# Edge Cases in RQA

During my Master’s Thesis (pdfblog entry), I experimented with quantifications of Recurrence Plots. I found that different software for Recurrence Quantification Analysis (RQA) treats lines that extend beyond the borders of the Recurrence Matrix in different ways. I propose a minor improvement to RQA, which distinguishes lines of known and unknown length.

There is a subtlety in the computation of the line length histograms. There might be lines of unknown length, because the endpoint is located outside the Recurrence Matrix. These lines are subsequently referred to as indefinite, and all others as definite. Following the popular and rigorous definition in , indefinite lines should be ignored. However, many programs which compute RQA measures count these lines. I think I have a sensible proposal for which option should be preferred.

The idea is to exclude indefinite lines from all RQA measures except Determinism (DET), Laminarity (LAM), and Recurrence Rate (RR). The reason is that DET and LAM count the number of Recurrence Points that are part of lines with a minimum length (to filter noise). Since we can lower bound the length of the indefinite lines by the length of the portion inside the recurrence matrix, it is safe to include indefinite lines into DET and LAM. Likewise, the Recurrence Points on indefinite can of course be included in the computation of RR, since RR is the fraction of the Recurrence Matrix occupied by Recurrence Points.

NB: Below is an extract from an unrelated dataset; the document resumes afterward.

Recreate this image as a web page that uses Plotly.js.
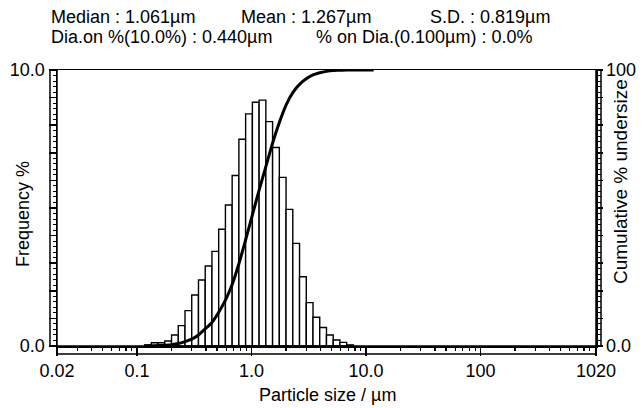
<!DOCTYPE html>
<html>
<head>
<meta charset="utf-8">
<script src="https://cdn.plot.ly/plotly-3.0.1.min.js"></script>
<style>html,body{margin:0;padding:0;background:#fff;}#chart{width:642px;height:408px;}</style>
</head>
<body>
<div id="chart"></div>
<script>
// Channel edges (µm) of the analyser (lower edge of first bar ... upper edges)
var edgeSizes = [0.11641, 0.13333, 0.15267, 0.17481, 0.20016, 0.22921, 0.26245, 0.30052,
  0.34411, 0.39403, 0.45118, 0.51663, 0.59157, 0.67738, 0.77563, 0.88814, 1.0175, 1.1651,
  1.3341, 1.5276, 1.7492, 2.0029, 2.2934, 2.6261, 3.0070, 3.4432, 3.9425, 4.5144, 5.1693,
  5.9191, 6.7777, 7.7607, 8.8864, 10.183, 11.661];
// Frequency % per channel (channel i spans edgeSizes[i] .. edgeSizes[i+1])
var frequency = [0.04, 0.12, 0.12, 0.18, 0.40, 0.74, 1.28, 1.85, 2.39, 2.90, 3.43, 4.23,
  5.11, 6.18, 7.49, 8.41, 8.83, 8.91, 8.13, 7.19, 6.11, 4.95, 3.72, 2.51, 1.57, 1.04, 0.67,
  0.40, 0.22, 0.13, 0.04];
// Cumulative % undersize at each channel edge
var cumulative = [0, 0.05, 0.15, 0.3, 0.5, 0.9, 1.6, 2.5, 4.0, 6.2, 8.5, 12.2, 16.6, 22.3,
  29.8, 38.5, 47.5, 56.5, 65.0, 73.5, 81.0, 87.3, 91.8, 94.8, 96.8, 98.2, 99.0, 99.5, 99.8,
  99.9, 100, 100, 100, 100, 100];

var xTickVals = [0.02, 0.1, 1, 10, 100, 1020];
var xTickText = ['0.02', '0.1', '1.0', '10.0', '100', '1020'];
var yTickVals = [0, 1, 2, 3, 4, 5, 6, 7, 8, 9, 10];
var yTickText = ['0.0', '', '', '', '', '', '', '', '', '', '10.0'];
var y2TickVals = [0, 10, 20, 30, 40, 50, 60, 70, 80, 90, 100];
var y2TickText = ['0.0', '', '', '', '', '', '', '', '', '', '100'];

var statsRow1 = ['Median : 1.061µm', 'Mean : 1.267µm', 'S.D. : 0.819µm'];
var statsRow2 = ['Dia.on %(10.0%) : 0.440µm', '% on Dia.(0.100µm) : 0.0%'];

// bars span exactly from lower to upper channel edge (bar width is linear on a log axis)
var barX = [], barW = [];
for (var i = 0; i < frequency.length; i++) {
  barX.push((edgeSizes[i] + edgeSizes[i + 1]) / 2);
  barW.push(edgeSizes[i + 1] - edgeSizes[i]);
}

var minorX = [];
[0.01, 0.1, 1, 10, 100].forEach(function (d) {
  for (var m = 2; m <= 9; m++) { var v = m * d; if (v > 0.02 && v < 1020) minorX.push(v); }
});

var W = 642, H = 408, ML = 57, MR = 46, MT = 70, MB = 62;
var PW = W - ML - MR, PH = H - MT - MB;
function px(x) { return (x - ML) / PW; }
function py(y) { return 1 - (y - MT) / PH; }

var font = { family: 'Liberation Sans, Arial, sans-serif', size: 18, color: '#000' };

var traces = [
  {
    type: 'bar', x: barX, y: frequency, width: barW, xaxis: 'x', yaxis: 'y',
    marker: { color: '#ffffff', line: { color: '#000', width: 1.4 } },
    hoverinfo: 'skip', showlegend: false
  },
  {
    type: 'scatter', mode: 'lines', x: edgeSizes, y: cumulative, xaxis: 'x', yaxis: 'y2',
    line: { color: '#000', width: 3, shape: 'spline', smoothing: 0.6 },
    hoverinfo: 'skip', showlegend: false
  }
];

var ann = [];
var row1X = [49, 239, 428];
statsRow1.forEach(function (t, i) {
  ann.push({ text: t, xref: 'paper', yref: 'paper', x: px(row1X[i]), y: py(17), xanchor: 'left', yanchor: 'middle', showarrow: false, font: font });
});
var row2X = [49, 314];
statsRow2.forEach(function (t, i) {
  ann.push({ text: t, xref: 'paper', yref: 'paper', x: px(row2X[i]), y: py(37), xanchor: 'left', yanchor: 'middle', showarrow: false, font: font });
});
ann.push({ text: 'Particle size / µm', xref: 'paper', yref: 'paper', x: px(327), y: py(395), xanchor: 'center', yanchor: 'middle', showarrow: false, font: font });
ann.push({ text: 'Frequency %', xref: 'paper', yref: 'paper', x: px(23), y: py(214), xanchor: 'center', yanchor: 'middle', textangle: -90, showarrow: false, font: font });
ann.push({ text: 'Cumulative % undersize', xref: 'paper', yref: 'paper', x: px(620), y: py(182), xanchor: 'center', yanchor: 'middle', textangle: -90, showarrow: false, font: { family: font.family, size: 19, color: '#000' } });

var shapes = [
  { type: 'rect', xref: 'paper', yref: 'paper', x0: px(50), x1: 0, y0: 0, y1: 1, line: { color: '#000', width: 1.5 } },
  { type: 'rect', xref: 'paper', yref: 'paper', x0: 1, x1: px(W - MR + 5), y0: 0, y1: 1, line: { color: '#000', width: 1.5 } },
  { type: 'rect', xref: 'paper', yref: 'paper', x0: 0, x1: 1, y0: py(MT + PH + 8), y1: 0, line: { color: '#000', width: 1.5 } }
];

var layout = {
  width: W, height: H,
  margin: { l: ML, r: MR, t: MT, b: MB, pad: 0 },
  paper_bgcolor: '#fff', plot_bgcolor: '#fff',
  font: font,
  bargap: 0,
  showlegend: false,
  xaxis: {
    type: 'log', range: [Math.log10(0.02), Math.log10(1020)],
    showline: true, linecolor: '#000', linewidth: 1.5, mirror: true,
    showgrid: false, zeroline: false,
    tickmode: 'array', tickvals: xTickVals, ticktext: xTickText,
    ticks: 'outside', ticklen: 8, tickwidth: 1.5, tickcolor: '#000',
    minor: { tickmode: 'array', tickvals: minorX, ticks: 'outside', ticklen: 3, tickwidth: 1.2, tickcolor: '#000', showgrid: false },
    tickfont: font, fixedrange: true
  },
  yaxis: {
    range: [0, 10], showline: true, linecolor: '#000', linewidth: 1.5,
    showgrid: false, zeroline: false,
    tickmode: 'array', tickvals: yTickVals, ticktext: yTickText,
    ticks: 'outside', ticklen: 7, tickwidth: 1.5, tickcolor: '#000',
    minor: { tickmode: 'linear', tick0: 0, dtick: 0.2, ticks: 'outside', ticklen: 3, tickwidth: 1, tickcolor: '#000', showgrid: false },
    tickfont: font, fixedrange: true
  },
  yaxis2: {
    range: [0, 100], overlaying: 'y', side: 'right', anchor: 'x',
    showline: true, linecolor: '#000', linewidth: 1.5,
    showgrid: false, zeroline: false,
    tickmode: 'array', tickvals: y2TickVals, ticktext: y2TickText,
    ticks: 'outside', ticklen: 5, tickwidth: 1.5, tickcolor: '#000',
    minor: { tickmode: 'linear', tick0: 0, dtick: 2, ticks: 'outside', ticklen: 3, tickwidth: 1, tickcolor: '#000', showgrid: false },
    tickfont: font, fixedrange: true
  },
  annotations: ann,
  shapes: shapes
};

Plotly.newPlot('chart', traces, layout, { staticPlot: true, displayModeBar: false });
</script>
</body>
</html>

$$\text{RR} = \frac{1}{N^2} \sum_{l=1}^N l(P_L(l)+P_L^*(l))$$
$$\text{DET} = \frac{\sum_{l=l_\text{min}}^N l (P_L(l)+P_L^*(l))}{N^2 \, \text{RR}}$$
$$\text{LAM} = \frac{\sum_{l=l_\text{min}}^N l (P_V(l)+P_V^*(l))}{N^2 \, \text{RR}}$$

Where $$P_L(l)$$ and $$P_L^*(l)$$ are the numbers of definite and indefinite lines of length $$l$$.

For long time series, the number of Recurrence Points on indefinite lines is usually small. For short and periodical input data however, indefinite lines might cause a considerable bias of the measures. Depending on the application, the user might not be willing to discard line structures from a small RP. Whichever stance is taken, a strict separation between indefinite and definite lines is proposed for clarification.

 N. Marwan, M. Carmen Romano, M. Thiel, and J. Kurths, “Recurrence plots for the analysis of complex systems,” Physics Reports, vol. 438, no. 5, pp. 237–329, 2007.